Now here’s the really strange part of all this:
The more leftward Bush has turned, the more the Democrats and the media have branded him an archconservative. So Bush’s failures have been ascribed to conservative policies when they have been nothing of the kind.
This is exactly the point I have been making with some mixed results in penetration.
The election of someone such as Barack Obama would ensure that most of the Bush policies (with the notable exception of the war) would be retained and expanded. Where Bush gave us a new entitlement, Obama would give us nationalized healthcare. Where Bush spent big, Obama would spend bigger.
Obama would give us a third Bush term.
McCain would give us open borders, amnesty for illegal aliens and just slightly less climate-change socialism than we would get from Obama. What’s the difference? Only that Obama will be true to his brand. He will faithfully provide higher taxes and bigger government. McCain, as Bush has done, will bust the brand and give us pretty much the same thing.
Woolley leads us up to the point without having to spell it out for us—yet for some it still needs to be spelled out.

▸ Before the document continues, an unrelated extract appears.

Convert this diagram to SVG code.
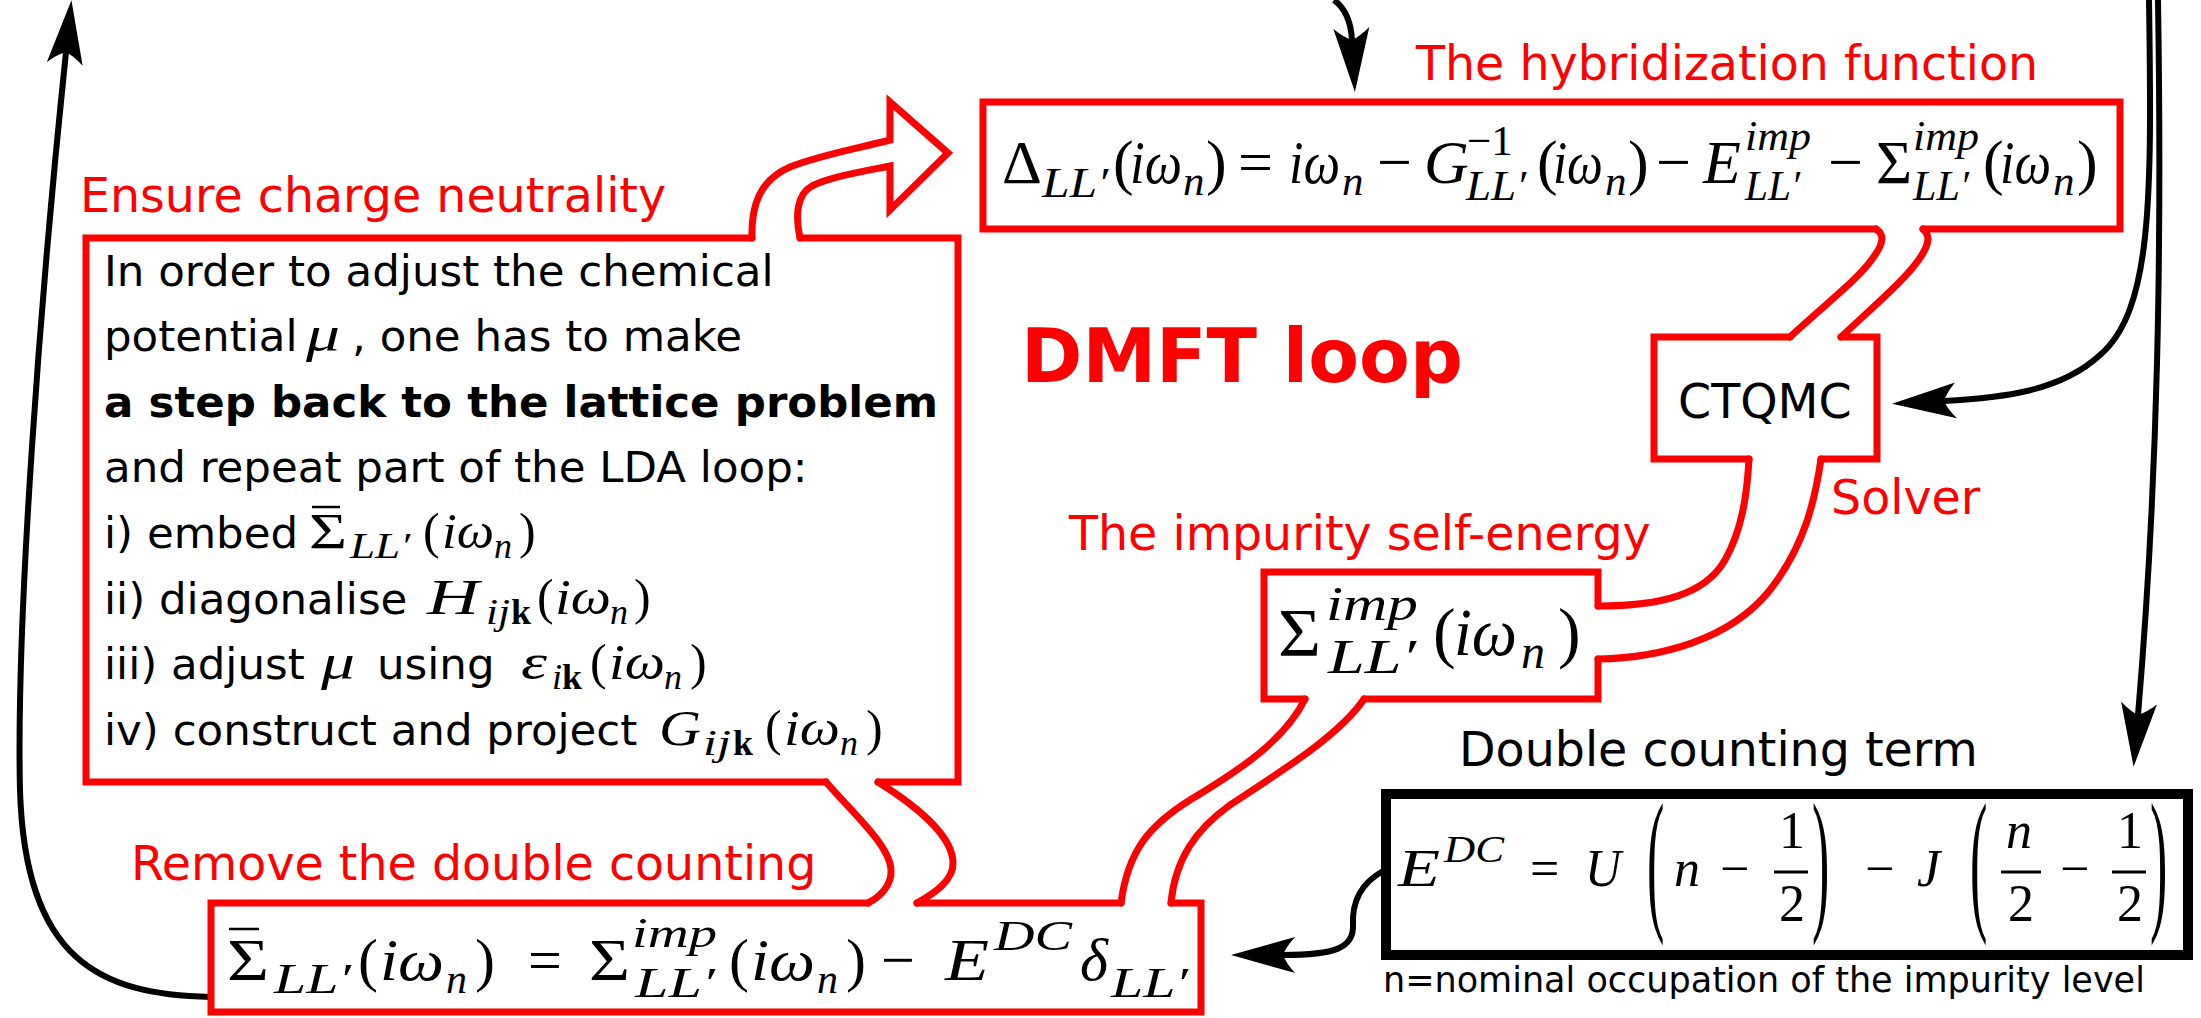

McCain would destroy the distinction between being a Republican and a Leftist. Like him, they would become one and the same and the only difference between him and Hillary and Obama would be the degree to how far Left America would be dragged.
The key difference in the damage, however, is that under, McCain, the damage would be ascribed to the Republican Party, no matter how much they were really caused by the likes of Reid and Pelosi.
Noone would have any reason to vote Republican in the foreseeable future, and after the new crushing brown wave of legalized Mexican voters, noone would be able to.
That is the not-so-obvious danger of a McCain presidency.